Pornography "hits the blind corner of reason," says Despentes, directly addressing our "primitive fantasies" and so giving the material an "almost mystical dimension" (p. 85). She discusses how censorship has shaped pornography over the years and addresses the arguments of those opposed to pornography, asking "who is in fact the victim?" (p. 93), the actors and actresses or the hypnotized audience. She notes that pornography is a "male prerogative" that only values female desire as it occurs "via the male gaze"; turning female orgasms against women "by making us feel like failures if we don't climax" (p. 96). "In the end," writes Despentes, "we are all enslaved, our sexualities confiscated, policed, normalized." (p. 101).

=== King Kong Girl ===

Despentes expands on her metaphor of the "King Kong" girl and her desire to escape the confines of femininity. She notes how critical reactions to her novel Baise-moi focused on her gender and perceived character instead of the content of her writing. "For a man, not loving women is an attitude," she notes. "For a woman, not loving men is pathological." (p. 112) Towards the end of the essay she notes: "I have come to the conclusion that femininity is the same as bootlicking. The art of servility." (p. 120)

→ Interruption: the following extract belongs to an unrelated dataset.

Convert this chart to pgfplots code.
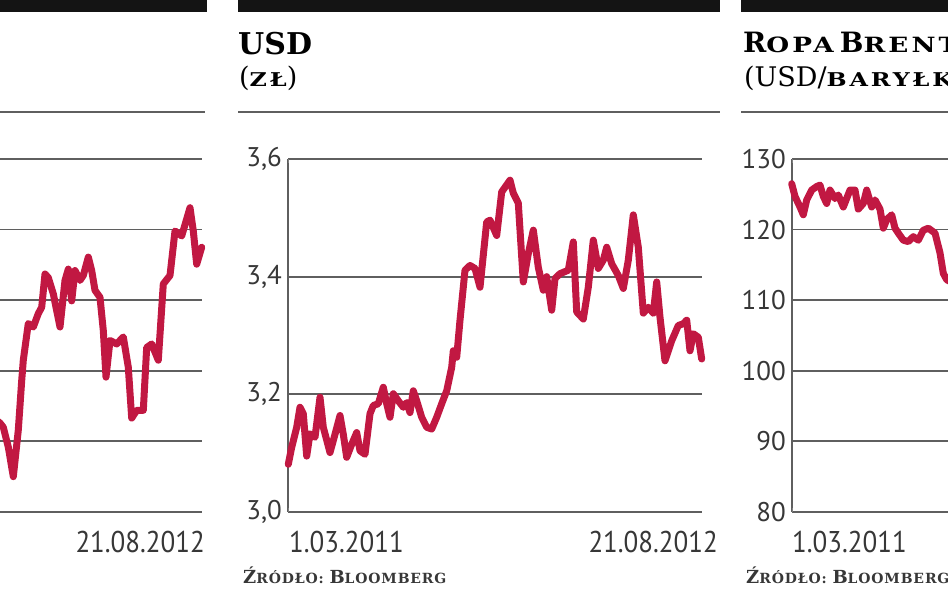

=== Bye, Girls (Epilogue) ===

Despentes considers whether or not she would want to be a man ("I am better than that. I don't give a damn about penises," p. 132) and whether men even love women at all ("Men love other men," she declares. "They fuck each other via women," p. 133). She outlines her own ideal feminist revolution, which liberates both men and women from the current "system of forced masquerade" (p. 135), and concludes by describing feminism as "a collective adventure, for women, men, and everyone else" (p. 137).